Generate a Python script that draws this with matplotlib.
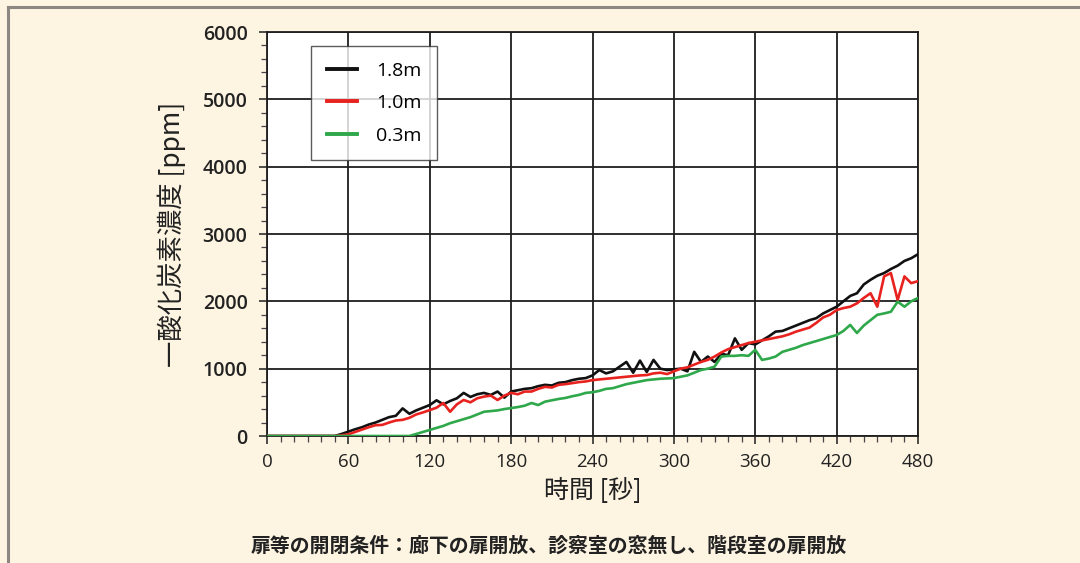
import matplotlib
matplotlib.use("Agg")
import matplotlib.pyplot as plt
from matplotlib.ticker import MultipleLocator
from matplotlib.lines import Line2D

plt.rcParams['font.family'] = ['Noto Sans CJK JP', 'DejaVu Sans']

time_s = list(range(0, 481, 5))

co_18m = [0, 0, 0, 0, 0, 0, 0, 0, 0, 0, 0, 30, 65, 100, 130, 170, 200, 240, 280, 300,
          410, 330, 380, 420, 460, 530, 470, 520, 560, 640, 580, 620, 640, 610, 660, 570,
          660, 680, 700, 710, 740, 760, 750, 790, 800, 830, 850, 860, 900, 980, 930, 960,
          1030, 1100, 940, 1120, 950, 1130, 1000, 980, 990, 1000, 960, 1250, 1100, 1180,
          1100, 1220, 1200, 1450, 1280, 1380, 1360, 1420, 1480, 1550, 1560, 1600, 1640,
          1680, 1720, 1750, 1820, 1870, 1920, 2000, 2080, 2120, 2250, 2320, 2380, 2420,
          2480, 2530, 2600, 2640, 2700]

co_10m = [0, 0, 0, 0, 0, 0, 0, 0, 0, 0, 0, 10, 25, 60, 95, 130, 160, 165, 200, 230,
          240, 270, 320, 350, 385, 420, 490, 360, 470, 535, 500, 560, 585, 600, 535, 600,
          640, 620, 660, 660, 700, 730, 720, 760, 770, 785, 800, 810, 830, 840, 850, 860,
          870, 880, 890, 900, 905, 930, 940, 920, 960, 1000, 1020, 1060, 1100, 1130, 1180,
          1240, 1290, 1320, 1350, 1380, 1400, 1420, 1440, 1460, 1480, 1510, 1550, 1580,
          1610, 1680, 1760, 1800, 1870, 1900, 1920, 1970, 2050, 2120, 1920, 2370, 2420,
          2020, 2370, 2270, 2300]

co_03m = [0, 0, 0, 0, 0, 0, 0, 0, 0, 0, 0, 0, 0, 0, 0, 0, 0, 0, 0, 0,
          0, 0, 30, 60, 90, 120, 150, 190, 220, 250, 280, 320, 360, 370, 380, 400,
          415, 430, 450, 490, 460, 510, 530, 550, 565, 590, 610, 640, 650, 670, 700, 710,
          740, 770, 790, 810, 830, 840, 850, 855, 860, 880, 900, 940, 980, 1000, 1030,
          1180, 1190, 1190, 1200, 1190, 1280, 1130, 1150, 1180, 1250, 1280, 1310, 1350,
          1380, 1410, 1440, 1470, 1500, 1560, 1650, 1530, 1640, 1720, 1800, 1820, 1845,
          1995, 1920, 2000, 2050]

series_labels = ['1.8m', '1.0m', '0.3m']
series_colors = ['#111111', '#e8221e', '#2ea84a']
x_ticks = [0, 60, 120, 180, 240, 300, 360, 420, 480]
y_ticks = [0, 1000, 2000, 3000, 4000, 5000, 6000]

bg = '#fdf4e1'
fig = plt.figure(figsize=(10.8, 5.63), dpi=100, facecolor=bg)

# frame lines (top and left)
fig.add_artist(Line2D([8/1080, 1.0], [1 - 7/563, 1 - 7/563], color='#8c8782', lw=2.2,
                      transform=fig.transFigure))
fig.add_artist(Line2D([8/1080, 8/1080], [0.0, 1 - 7/563], color='#8c8782', lw=2.2,
                      transform=fig.transFigure))

ax = fig.add_axes([267/1080, 1 - 436/563, (918 - 267)/1080, (436 - 32)/563])
ax.set_facecolor('white')

for ys, lab, col in zip([co_18m, co_10m, co_03m], series_labels, series_colors):
    ax.plot(time_s, ys, color=col, lw=1.9, label=lab, zorder=3)

ax.set_xlim(0, 480)
ax.set_ylim(0, 6000)
ax.set_xticks(x_ticks)
ax.set_yticks(y_ticks)
ax.xaxis.set_minor_locator(MultipleLocator(10))
ax.yaxis.set_minor_locator(MultipleLocator(200))
ax.grid(True, which='major', color='#1e1e1e', lw=1.3, zorder=1)
for s in ax.spines.values():
    s.set_color('#1e1e1e')
    s.set_linewidth(1.3)
ax.tick_params(which='major', length=6, width=1.1, color='#1e1e1e', direction='out')
ax.tick_params(which='minor', length=4, width=0.9, color='#444444', direction='out')
ax.tick_params(axis='x', labelsize=13.5, pad=6)
ax.tick_params(axis='y', labelsize=14, pad=8)
for lbl in ax.get_yticklabels() + ax.get_xticklabels():
    lbl.set_fontfamily(['Open Sans', 'DejaVu Sans'])
    lbl.set_color('#222222')
for lbl in ax.get_yticklabels():
    lbl.set_fontweight('semibold')

ax.set_xlabel('時間 [秒]', fontsize=18, color='#222222', labelpad=5)
ax.set_ylabel('一酸化炭素濃度 [ppm]', fontsize=19, color='#222222', labelpad=12)

leg = ax.legend(loc='upper left', bbox_to_anchor=(0.0676, 0.965), fontsize=14,
                frameon=True, fancybox=False, edgecolor='#333333', handlelength=1.55,
                handletextpad=1.0, borderpad=0.8, labelspacing=0.75, borderaxespad=0.0)
leg.get_frame().set_linewidth(1.0)
for line in leg.get_lines():
    line.set_linewidth(2.8)
for t in leg.get_texts():
    t.set_fontfamily(['Open Sans', 'DejaVu Sans'])

fig.text(0.508, 1 - 545/563, '扉等の開閉条件：廊下の扉開放、診察室の窓無し、階段室の扉開放',
         ha='center', va='center', fontsize=14.3, fontweight='bold', color='#222222')

fig.savefig('out.png', dpi=100, facecolor=bg)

> [WORK TO BE COMPLETED] Everything from the first line of the listing above through the line that contains "fig = plt.figure(figsize=(10.8, 5.63), dpi=100, facecolor=bg)" is to be restated word for word, minus the pictures.

> [EXERCISE RESPONSE]
Generate a Python script that draws this with matplotlib.
import matplotlib
matplotlib.use("Agg")
import matplotlib.pyplot as plt
from matplotlib.ticker import MultipleLocator
from matplotlib.lines import Line2D

plt.rcParams['font.family'] = ['Noto Sans CJK JP', 'DejaVu Sans']

time_s = list(range(0, 481, 5))

co_18m = [0, 0, 0, 0, 0, 0, 0, 0, 0, 0, 0, 30, 65, 100, 130, 170, 200, 240, 280, 300,
          410, 330, 380, 420, 460, 530, 470, 520, 560, 640, 580, 620, 640, 610, 660, 570,
          660, 680, 700, 710, 740, 760, 750, 790, 800, 830, 850, 860, 900, 980, 930, 960,
          1030, 1100, 940, 1120, 950, 1130, 1000, 980, 990, 1000, 960, 1250, 1100, 1180,
          1100, 1220, 1200, 1450, 1280, 1380, 1360, 1420, 1480, 1550, 1560, 1600, 1640,
          1680, 1720, 1750, 1820, 1870, 1920, 2000, 2080, 2120, 2250, 2320, 2380, 2420,
          2480, 2530, 2600, 2640, 2700]

co_10m = [0, 0, 0, 0, 0, 0, 0, 0, 0, 0, 0, 10, 25, 60, 95, 130, 160, 165, 200, 230,
          240, 270, 320, 350, 385, 420, 490, 360, 470, 535, 500, 560, 585, 600, 535, 600,
          640, 620, 660, 660, 700, 730, 720, 760, 770, 785, 800, 810, 830, 840, 850, 860,
          870, 880, 890, 900, 905, 930, 940, 920, 960, 1000, 1020, 1060, 1100, 1130, 1180,
          1240, 1290, 1320, 1350, 1380, 1400, 1420, 1440, 1460, 1480, 1510, 1550, 1580,
          1610, 1680, 1760, 1800, 1870, 1900, 1920, 1970, 2050, 2120, 1920, 2370, 2420,
          2020, 2370, 2270, 2300]

co_03m = [0, 0, 0, 0, 0, 0, 0, 0, 0, 0, 0, 0, 0, 0, 0, 0, 0, 0, 0, 0,
          0, 0, 30, 60, 90, 120, 150, 190, 220, 250, 280, 320, 360, 370, 380, 400,
          415, 430, 450, 490, 460, 510, 530, 550, 565, 590, 610, 640, 650, 670, 700, 710,
          740, 770, 790, 810, 830, 840, 850, 855, 860, 880, 900, 940, 980, 1000, 1030,
          1180, 1190, 1190, 1200, 1190, 1280, 1130, 1150, 1180, 1250, 1280, 1310, 1350,
          1380, 1410, 1440, 1470, 1500, 1560, 1650, 1530, 1640, 1720, 1800, 1820, 1845,
          1995, 1920, 2000, 2050]

series_labels = ['1.8m', '1.0m', '0.3m']
series_colors = ['#111111', '#e8221e', '#2ea84a']
x_ticks = [0, 60, 120, 180, 240, 300, 360, 420, 480]
y_ticks = [0, 1000, 2000, 3000, 4000, 5000, 6000]

bg = '#fdf4e1'
fig = plt.figure(figsize=(10.8, 5.63), dpi=100, facecolor=bg)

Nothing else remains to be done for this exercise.